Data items
»»

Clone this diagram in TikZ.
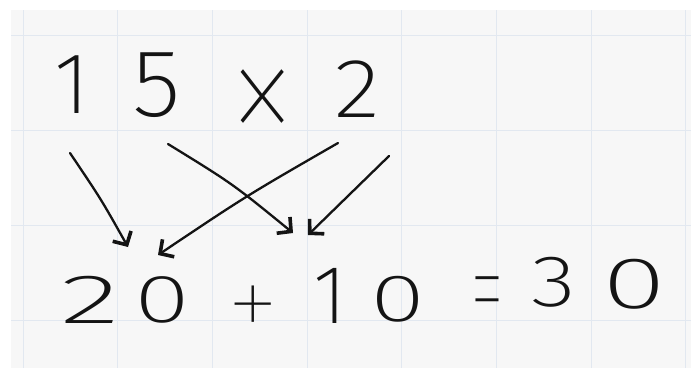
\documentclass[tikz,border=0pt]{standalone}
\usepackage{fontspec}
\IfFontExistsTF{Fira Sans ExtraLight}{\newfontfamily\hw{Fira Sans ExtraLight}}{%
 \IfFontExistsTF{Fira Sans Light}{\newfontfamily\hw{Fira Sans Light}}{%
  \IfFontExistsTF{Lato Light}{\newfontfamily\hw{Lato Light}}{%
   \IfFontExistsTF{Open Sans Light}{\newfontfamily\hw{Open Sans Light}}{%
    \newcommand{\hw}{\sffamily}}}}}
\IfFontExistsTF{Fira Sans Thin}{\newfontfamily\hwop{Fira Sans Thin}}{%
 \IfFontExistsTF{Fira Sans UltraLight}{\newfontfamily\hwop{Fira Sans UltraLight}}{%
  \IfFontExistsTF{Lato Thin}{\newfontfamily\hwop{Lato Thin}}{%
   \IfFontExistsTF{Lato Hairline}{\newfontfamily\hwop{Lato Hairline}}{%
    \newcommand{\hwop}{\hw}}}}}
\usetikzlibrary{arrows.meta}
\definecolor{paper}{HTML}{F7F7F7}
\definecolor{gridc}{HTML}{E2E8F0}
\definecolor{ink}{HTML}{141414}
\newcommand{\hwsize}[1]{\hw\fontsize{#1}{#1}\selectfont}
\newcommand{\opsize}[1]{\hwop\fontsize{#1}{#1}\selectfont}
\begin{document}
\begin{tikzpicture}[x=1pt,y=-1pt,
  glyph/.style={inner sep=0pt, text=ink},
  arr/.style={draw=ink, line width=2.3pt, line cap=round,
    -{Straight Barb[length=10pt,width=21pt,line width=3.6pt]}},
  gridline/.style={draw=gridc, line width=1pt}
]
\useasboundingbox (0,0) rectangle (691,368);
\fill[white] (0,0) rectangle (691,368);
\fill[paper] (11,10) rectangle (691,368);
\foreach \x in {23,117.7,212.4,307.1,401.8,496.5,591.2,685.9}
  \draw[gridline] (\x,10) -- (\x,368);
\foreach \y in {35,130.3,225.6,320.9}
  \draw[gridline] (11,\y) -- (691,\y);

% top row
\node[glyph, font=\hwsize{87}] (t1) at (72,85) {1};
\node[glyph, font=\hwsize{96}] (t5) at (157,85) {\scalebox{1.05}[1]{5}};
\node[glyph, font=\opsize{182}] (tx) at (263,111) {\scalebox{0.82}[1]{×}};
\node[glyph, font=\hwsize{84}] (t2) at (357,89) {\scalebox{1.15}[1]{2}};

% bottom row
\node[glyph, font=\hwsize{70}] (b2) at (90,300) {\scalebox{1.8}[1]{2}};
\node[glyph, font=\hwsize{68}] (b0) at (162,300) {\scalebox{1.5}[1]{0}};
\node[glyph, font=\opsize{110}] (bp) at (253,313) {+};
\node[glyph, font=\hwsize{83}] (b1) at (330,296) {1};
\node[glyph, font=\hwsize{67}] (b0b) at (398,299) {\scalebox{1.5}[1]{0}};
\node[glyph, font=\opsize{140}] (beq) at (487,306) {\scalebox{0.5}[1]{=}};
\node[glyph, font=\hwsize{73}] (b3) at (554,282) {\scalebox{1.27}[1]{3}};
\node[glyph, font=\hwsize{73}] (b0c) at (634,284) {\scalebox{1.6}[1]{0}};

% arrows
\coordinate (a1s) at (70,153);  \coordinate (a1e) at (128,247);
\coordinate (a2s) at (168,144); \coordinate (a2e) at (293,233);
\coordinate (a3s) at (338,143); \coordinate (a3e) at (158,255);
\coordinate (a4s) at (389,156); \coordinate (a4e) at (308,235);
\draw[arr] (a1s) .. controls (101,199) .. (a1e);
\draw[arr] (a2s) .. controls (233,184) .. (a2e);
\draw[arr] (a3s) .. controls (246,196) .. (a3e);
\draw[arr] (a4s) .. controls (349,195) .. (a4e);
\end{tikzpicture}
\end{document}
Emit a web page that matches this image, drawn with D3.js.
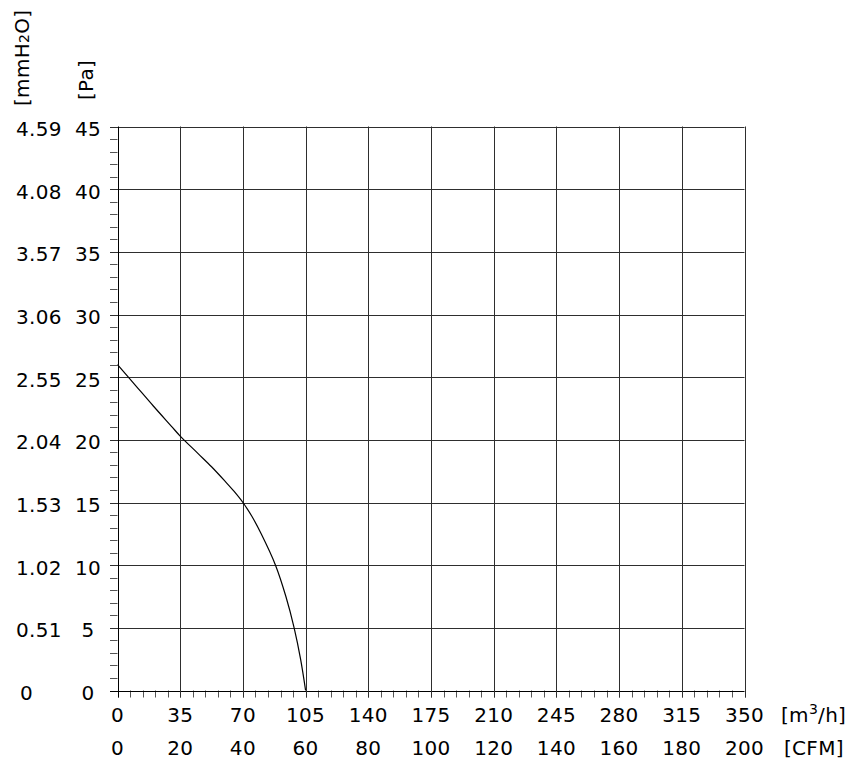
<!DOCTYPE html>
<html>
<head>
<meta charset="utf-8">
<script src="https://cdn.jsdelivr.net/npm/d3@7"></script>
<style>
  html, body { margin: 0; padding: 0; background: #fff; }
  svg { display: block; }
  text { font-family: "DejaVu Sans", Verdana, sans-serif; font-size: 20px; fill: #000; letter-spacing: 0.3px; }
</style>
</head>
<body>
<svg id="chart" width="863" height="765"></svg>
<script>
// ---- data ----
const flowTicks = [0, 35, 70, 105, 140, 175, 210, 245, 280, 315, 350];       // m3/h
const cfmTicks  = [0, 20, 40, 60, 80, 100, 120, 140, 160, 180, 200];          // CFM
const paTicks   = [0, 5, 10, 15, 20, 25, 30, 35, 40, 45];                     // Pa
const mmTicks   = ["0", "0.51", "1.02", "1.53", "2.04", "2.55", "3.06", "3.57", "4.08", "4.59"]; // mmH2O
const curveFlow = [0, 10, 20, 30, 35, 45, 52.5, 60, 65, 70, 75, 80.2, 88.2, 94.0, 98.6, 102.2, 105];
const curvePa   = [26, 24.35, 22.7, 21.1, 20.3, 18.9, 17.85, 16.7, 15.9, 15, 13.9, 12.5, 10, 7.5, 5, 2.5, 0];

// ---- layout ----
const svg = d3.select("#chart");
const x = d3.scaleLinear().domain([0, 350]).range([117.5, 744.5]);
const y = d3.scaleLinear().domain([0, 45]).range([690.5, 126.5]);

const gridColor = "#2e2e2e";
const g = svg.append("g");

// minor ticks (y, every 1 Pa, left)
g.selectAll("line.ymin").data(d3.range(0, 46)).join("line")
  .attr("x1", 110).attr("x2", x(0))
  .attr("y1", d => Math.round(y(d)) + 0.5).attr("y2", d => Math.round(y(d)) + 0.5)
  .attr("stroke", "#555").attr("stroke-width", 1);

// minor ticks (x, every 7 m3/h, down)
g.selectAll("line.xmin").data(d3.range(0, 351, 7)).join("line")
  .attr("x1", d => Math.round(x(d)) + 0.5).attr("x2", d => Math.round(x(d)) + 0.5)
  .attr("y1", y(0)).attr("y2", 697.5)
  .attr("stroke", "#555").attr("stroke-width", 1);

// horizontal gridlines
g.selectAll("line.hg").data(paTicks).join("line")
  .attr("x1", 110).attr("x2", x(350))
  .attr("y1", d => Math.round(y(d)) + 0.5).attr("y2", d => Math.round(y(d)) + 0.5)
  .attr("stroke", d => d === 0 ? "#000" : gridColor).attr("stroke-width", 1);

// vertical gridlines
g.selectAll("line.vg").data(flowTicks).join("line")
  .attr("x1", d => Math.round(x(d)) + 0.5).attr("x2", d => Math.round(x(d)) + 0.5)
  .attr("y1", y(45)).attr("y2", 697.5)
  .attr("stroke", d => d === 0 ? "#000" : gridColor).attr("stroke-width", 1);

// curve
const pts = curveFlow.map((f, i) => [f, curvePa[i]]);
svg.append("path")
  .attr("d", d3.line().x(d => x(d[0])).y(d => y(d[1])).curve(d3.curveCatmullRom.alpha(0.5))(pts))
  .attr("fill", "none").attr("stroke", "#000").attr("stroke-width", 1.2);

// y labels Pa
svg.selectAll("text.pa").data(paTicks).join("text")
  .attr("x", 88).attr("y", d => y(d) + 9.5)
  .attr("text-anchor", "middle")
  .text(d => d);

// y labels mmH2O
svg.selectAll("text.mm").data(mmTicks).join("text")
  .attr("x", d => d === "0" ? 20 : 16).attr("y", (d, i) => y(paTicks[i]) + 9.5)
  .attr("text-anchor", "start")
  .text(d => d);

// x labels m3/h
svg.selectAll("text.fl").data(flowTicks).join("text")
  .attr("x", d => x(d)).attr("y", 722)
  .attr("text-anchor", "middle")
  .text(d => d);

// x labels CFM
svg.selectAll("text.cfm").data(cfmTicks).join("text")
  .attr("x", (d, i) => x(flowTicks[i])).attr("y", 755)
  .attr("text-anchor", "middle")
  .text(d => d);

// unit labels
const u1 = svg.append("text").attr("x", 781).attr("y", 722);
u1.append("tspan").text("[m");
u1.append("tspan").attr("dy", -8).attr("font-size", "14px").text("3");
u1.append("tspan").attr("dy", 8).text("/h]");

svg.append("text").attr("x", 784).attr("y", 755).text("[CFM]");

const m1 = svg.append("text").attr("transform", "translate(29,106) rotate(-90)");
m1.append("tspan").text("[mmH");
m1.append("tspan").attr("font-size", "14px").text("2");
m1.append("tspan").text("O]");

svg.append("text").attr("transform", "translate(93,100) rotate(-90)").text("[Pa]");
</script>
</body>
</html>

««

> _GOAL OF THE EXERCISE_: Pictures are excluded: retype only the lines from the beginning of the listing above through the line with "(11,\y) -- (691,\y);", both included.

> _SOLUTION FOR THIS TASK_:
Clone this diagram in TikZ.
\documentclass[tikz,border=0pt]{standalone}
\usepackage{fontspec}
\IfFontExistsTF{Fira Sans ExtraLight}{\newfontfamily\hw{Fira Sans ExtraLight}}{%
 \IfFontExistsTF{Fira Sans Light}{\newfontfamily\hw{Fira Sans Light}}{%
  \IfFontExistsTF{Lato Light}{\newfontfamily\hw{Lato Light}}{%
   \IfFontExistsTF{Open Sans Light}{\newfontfamily\hw{Open Sans Light}}{%
    \newcommand{\hw}{\sffamily}}}}}
\IfFontExistsTF{Fira Sans Thin}{\newfontfamily\hwop{Fira Sans Thin}}{%
 \IfFontExistsTF{Fira Sans UltraLight}{\newfontfamily\hwop{Fira Sans UltraLight}}{%
  \IfFontExistsTF{Lato Thin}{\newfontfamily\hwop{Lato Thin}}{%
   \IfFontExistsTF{Lato Hairline}{\newfontfamily\hwop{Lato Hairline}}{%
    \newcommand{\hwop}{\hw}}}}}
\usetikzlibrary{arrows.meta}
\definecolor{paper}{HTML}{F7F7F7}
\definecolor{gridc}{HTML}{E2E8F0}
\definecolor{ink}{HTML}{141414}
\newcommand{\hwsize}[1]{\hw\fontsize{#1}{#1}\selectfont}
\newcommand{\opsize}[1]{\hwop\fontsize{#1}{#1}\selectfont}
\begin{document}
\begin{tikzpicture}[x=1pt,y=-1pt,
  glyph/.style={inner sep=0pt, text=ink},
  arr/.style={draw=ink, line width=2.3pt, line cap=round,
    -{Straight Barb[length=10pt,width=21pt,line width=3.6pt]}},
  gridline/.style={draw=gridc, line width=1pt}
]
\useasboundingbox (0,0) rectangle (691,368);
\fill[white] (0,0) rectangle (691,368);
\fill[paper] (11,10) rectangle (691,368);
\foreach \x in {23,117.7,212.4,307.1,401.8,496.5,591.2,685.9}
  \draw[gridline] (\x,10) -- (\x,368);
\foreach \y in {35,130.3,225.6,320.9}
  \draw[gridline] (11,\y) -- (691,\y);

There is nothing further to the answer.